Influential Instructors: Historical Teachers at the Art Students League

After jointly presenting an exhibition of artists belonging to the National Association of Women Artists (NAWA) this past spring, Lincoln Glenn and Graham Shay galleries return to recognize the contributions of some of the historical instructors of the Art Students League. From Frank Vincent DuMond to Adolph Gottlieb, Paul Manship to Charles Alston, Charles Hawthorne to Wolf Kahn, Guy Pene du Bois to Augustus Saint-Gaudens instructors of the Art Students League have had a profound influence in molding American art. It was founded in 1875 due to artists’ increasing dissatisfaction with the National Academy’s conservative and traditional leaning. During its noted history, the League has served as an institution run by artists in support of artists. The present exhibition displays a wide array of genres, periods, media, and artists associated with teaching “League” classes in celebration of its 150th anniversary.

 

The League opened at 108 Fifth Avenue, on the corner of 5th Avenue and 16th Street, and held its first classes in half a room on the building’s top floor.
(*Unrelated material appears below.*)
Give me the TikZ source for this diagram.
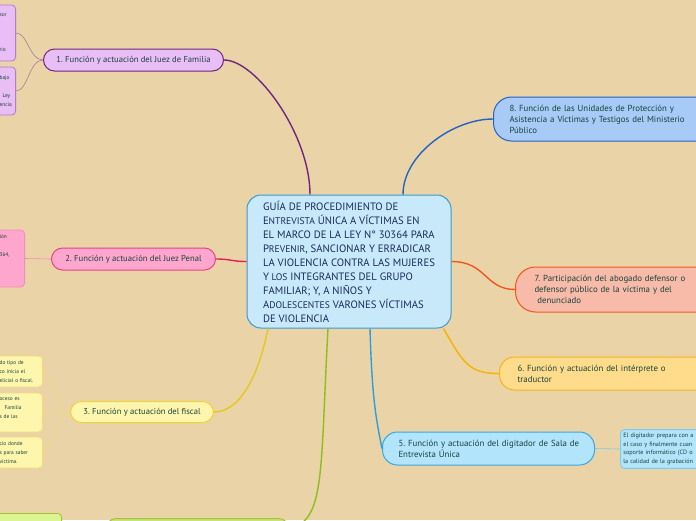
\documentclass[tikz,border=0pt]{standalone}
\usepackage{fontspec}
\setmainfont{PT Sans}
\frenchspacing
\usetikzlibrary{positioning}
\definecolor{MMBack}{HTML}{E9D3A7}
\definecolor{MMText}{HTML}{17443A}
\definecolor{MMHub}{HTML}{C7E9FA}
\definecolor{MMHubLine}{HTML}{3E9ACE}
\definecolor{MMHubText}{HTML}{1B2B5B}
\definecolor{MMPurple}{HTML}{6E2780}
\definecolor{MMPurpleFill}{HTML}{E9BDF5}
\definecolor{MMPurpleTwig}{HTML}{A77C98}
\definecolor{MMPurpleLeaf}{HTML}{B27EC2}
\definecolor{MMPink}{HTML}{E2205C}
\definecolor{MMPinkLine}{HTML}{E8457F}
\definecolor{MMPinkFill}{HTML}{FFA6CF}
\definecolor{MMPinkLeaf}{HTML}{F28DB7}
\definecolor{MMYellow}{HTML}{E5C91A}
\definecolor{MMYellowLine}{HTML}{EFD33A}
\definecolor{MMYellowFill}{HTML}{FFF6AE}
\definecolor{MMYellowLeaf}{HTML}{F2DC78}
\definecolor{MMGreen}{HTML}{8CBF1E}
\definecolor{MMGreenLine}{HTML}{A5C23C}
\definecolor{MMGreenFill}{HTML}{C9E27A}
\definecolor{MMGreenLeaf}{HTML}{DDF590}
\definecolor{MMSky}{HTML}{2AA0E0}
\definecolor{MMSkyLine}{HTML}{3CA7DE}
\definecolor{MMSkyFill}{HTML}{B2E4FB}
\definecolor{MMSkyLeaf}{HTML}{7CCBEF}
\definecolor{MMAmber}{HTML}{F5B400}
\definecolor{MMAmberLine}{HTML}{F5B51E}
\definecolor{MMAmberFill}{HTML}{FFDC8C}
\definecolor{MMCoral}{HTML}{F2561D}
\definecolor{MMCoralFill}{HTML}{F8BBA9}
\definecolor{MMBlue}{HTML}{2463C6}
\definecolor{MMBlueFill}{HTML}{A7CAF7}
\newcommand\capfirst[2]{#1{\fontsize{9.6}{14}\selectfont #2}}
\tikzset{
  branch/.style={line width=1.4pt},
  twig/.style={line width=.6pt},
  hub/.style={draw=MMHubLine,line width=1pt,fill=MMHub,rounded corners=14pt,
               text=MMHubText,font=\fontsize{10.7}{14}\selectfont,align=left,
               minimum width=204pt,minimum height=133pt},
  topic/.style={line width=1pt,rounded corners=11pt,text=MMText,
                font=\fontsize{8.6}{11}\selectfont,minimum height=22pt,anchor=west},
  topicwide/.style={topic,align=left,inner xsep=18pt,font=\fontsize{8.8}{11}\selectfont},
  topicpurple/.style={topic,draw=MMPurple,fill=MMPurpleFill},
  topicpink/.style={topic,draw=MMPinkLine,fill=MMPinkFill},
  topicyellow/.style={topic,draw=MMYellowLine,fill=MMYellowFill},
  topicgreen/.style={topic,draw=MMGreenLine,fill=MMGreenFill},
  leaf/.style={line width=.8pt,rounded corners=4pt,text=MMText,
               font=\fontsize{5.4}{8.8}\selectfont,inner xsep=3pt,align=left},
  leafleft/.style={leaf,anchor=east},
}

\begin{document}
\begin{tikzpicture}[x=1pt,y=-1pt]
  \fill[MMBack] (0,0) rectangle (696,520);
  \useasboundingbox (0,0) rectangle (696,520);
  \clip (0,0) rectangle (696,520);

  % centre
  \node[hub] (guia) at (349,261.5)
    {GUÍA DE PROCEDIMIENTO DE\\
     \capfirst{E}{NTREVISTA} ÚNICA A VÍCTIMAS EN\\
     EL MARCO DE LA LEY N° 30364 PARA\\
     \capfirst{P}{REVENIR}, SANCIONAR Y ERRADICAR\\
     LA VIOLENCIA CONTRA LAS MUJERES\\
     \capfirst{Y}{ LOS} INTEGRANTES DEL GRUPO\\
     FAMILIAR; Y, A NIÑOS Y\\
     \capfirst{A}{DOLESCENTES} VARONES VÍCTIMAS\\
     DE VIOLENCIA};

  % main topics
  \node[topicpurple,minimum width=180pt] (juezfam) at (43,60) {1. Función y actuación del Juez de Familia};
  \node[topicpink,minimum width=164pt] (juezpen) at (51,259) {2. Función y actuación del Juez Penal};
  \node[topicyellow,minimum width=143pt,minimum height=21pt] (fiscal) at (70,412) {3. Función y actuación del fiscal};
  \node[topicgreen,minimum width=184pt,anchor=north west] (cuarto) at (105,518) {};
  \node[topicwide,draw=MMSkyLine,fill=MMSkyFill,rounded corners=15pt,text width=180pt,inner xsep=16pt,minimum height=33pt]
    (digitador) at (382,448.5) {\mbox{5. Función y actuación del digitador de Sala de}\\Entrevista Única};
  \node[topicwide,draw=MMAmberLine,fill=MMAmberFill,rounded corners=15pt,text width=200pt,minimum height=33pt]
    (interprete) at (499,373.5) {6. Función y actuación del intérprete o\\traductor};
  \node[topicwide,draw=MMCoral,fill=MMCoralFill,rounded corners=20pt,text width=200pt,minimum height=45pt,inner xsep=19pt]
    (abogado) at (515,289.5) {7. Participación del abogado defensor o\\defensor público de la víctima y del\\\ denunciado};
  \node[topicwide,draw=MMBlue,fill=MMBlueFill,rounded corners=18pt,text width=200pt,minimum height=44pt,inner xsep=16pt]
    (unidades) at (493,119) {8. Función de las Unidades de Protección y\\Asistencia a Víctimas y Testigos del Ministerio\\Público};

  % leaves (cut by the left edge)
  \node[leafleft,draw=MMPurpleLeaf,fill=MMPurpleFill,text width=13pt,minimum height=56pt] (famA) at (16,33)
    {sor\\\mbox{}\\\mbox{}\\\mbox{}\\rio};
  \node[leafleft,draw=MMPurpleLeaf,fill=MMPurpleFill,text width=13pt,minimum height=48pt] (famB) at (16,91)
    {bajo\\\mbox{}\\\hspace*{3pt}Ley\\encia};
  \node[leafleft,draw=MMPinkLeaf,fill=MMPinkFill,text width=22pt,minimum height=57pt] (penA) at (25,258.5)
    {ión\\\mbox{}\\364,\\\mbox{}\\\mbox{}\\\mbox{}};
  \node[leafleft,draw=MMYellowLeaf,fill=MMYellowFill,text width=40pt,minimum height=31pt] (fisA) at (43,371.5)
    {do tipo de\\co inicia el\\elicial o fiscal.};
  \node[leafleft,draw=MMYellowLeaf,fill=MMYellowFill,text width=40pt,minimum height=39pt] (fisB) at (43,412.5)
    {oceso es\\\hspace*{5pt}Familia\\s de las\\\mbox{}};
  \node[leafleft,draw=MMYellowLeaf,fill=MMYellowFill,text width=40pt,minimum height=31pt] (fisC) at (43,452.5)
    {cio donde\\s para saber\\víctima.};
  \node[leaf,draw=MMGreenLine,fill=MMGreenLeaf,minimum height=30pt,minimum width=90pt,anchor=north east] (cuartoA) at (62,513) {};
  \node[leaf,draw=MMSkyLeaf,fill=MMSkyFill,text width=120pt,minimum height=38pt,anchor=west,
        font=\fontsize{6.2}{8.8}\selectfont] (digA) at (620,449)
    {El digitador prepara con a\\el caso y finalmente cuan\\soporte informático (CD o\\la calidad de la grabación};

  % connectors
  \draw[branch,MMPurple] ([xshift=-39pt]guia.north) .. controls +(0,-60) and +(32,0) .. (juezfam.east);
  \draw[branch,MMBlue] ([xshift=54pt]guia.north) .. controls +(0,-40) and +(-40,0) .. (unidades.west);
  \draw[branch,MMPink] (guia.west) .. controls +(-15,0) and +(15,0) .. (juezpen.east);
  \draw[branch,MMCoral] (guia.east) .. controls +(35,0) and +(-30,0) .. (abogado.west);
  \draw[branch,MMAmber] ([xshift=-8pt]guia.south east) .. controls +(20,35) and +(-30,0) .. (interprete.west);
  \draw[branch,MMSky] ([xshift=21pt]guia.south) .. controls +(2,70) and +(-6,-30) .. (digitador.west);
  \draw[branch,MMYellow] ([xshift=-81pt]guia.south) .. controls +(-10,50) and +(25,0) .. (fiscal.east);
  \draw[branch,MMGreen] ([xshift=-21pt]guia.south) .. controls +(-8,150) and +(35,-12) .. (cuarto.east);

  \draw[twig,MMPurpleTwig] (juezfam.west) .. controls +(-14,0) and +(12,0) .. (famA.east);
  \draw[twig,MMPurpleTwig] (juezfam.west) .. controls +(-14,0) and +(12,0) .. (famB.east);
  \draw[twig,MMPinkLeaf] (juezpen.west) -- (penA.east);
  \draw[twig,MMYellowLeaf] (fiscal.west) .. controls +(-14,0) and +(12,0) .. (fisA.east);
  \draw[twig,MMYellowLeaf] (fiscal.west) -- (fisB.east);
  \draw[twig,MMYellowLeaf] (fiscal.west) .. controls +(-14,0) and +(12,0) .. (fisC.east);
  \draw[twig,MMGreenLine] (cuarto.west) .. controls +(-14,0) and +(12,0) .. (cuartoA.east);
  \draw[twig,MMSkyLeaf] (digitador.east) -- (digA.west);
\end{tikzpicture}
\end{document}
The school, which offered life drawing classes every day of the week, was membership-based. There were no grades, no set courses, and no degrees offered. Instead, the League was run like a French atelier, promising small classes and granted the instructor a studio and the freedom to teach whatever he deemed appropriate. As membership continued to increase, the League relocated to increasingly larger spaces. In recent years, the legacy of the school remains, as the League continues to educate a wide variety of young artists, both professional and amateur.

 

Some of the other faculty represented in the exhibition includes Augustus Saint-Gaudens, Al Loving, Kikuo Saito, Chaim Gross, William Zorach, Everett Shinn, Jose de Creeft, Theodore Stamos, Max Weber, and Jacob Lawrence. The exhibit will explore the variety of artistic expressions of Arts Students Legue Instructors, through over a century of artistic production.

 

Lincoln Glenn’s exhibition will be on display January 16 - February 28 at 17 East 67th Street, and the gallery will be open to visitors from 10 am – 6 pm on Mondays-Saturdays. The exhibition will be accompanied by a complimentary catalogue with an essay by Jonathan Spies. An opening reception will be held on Thursday, January 16th from 5:30-7:30pm.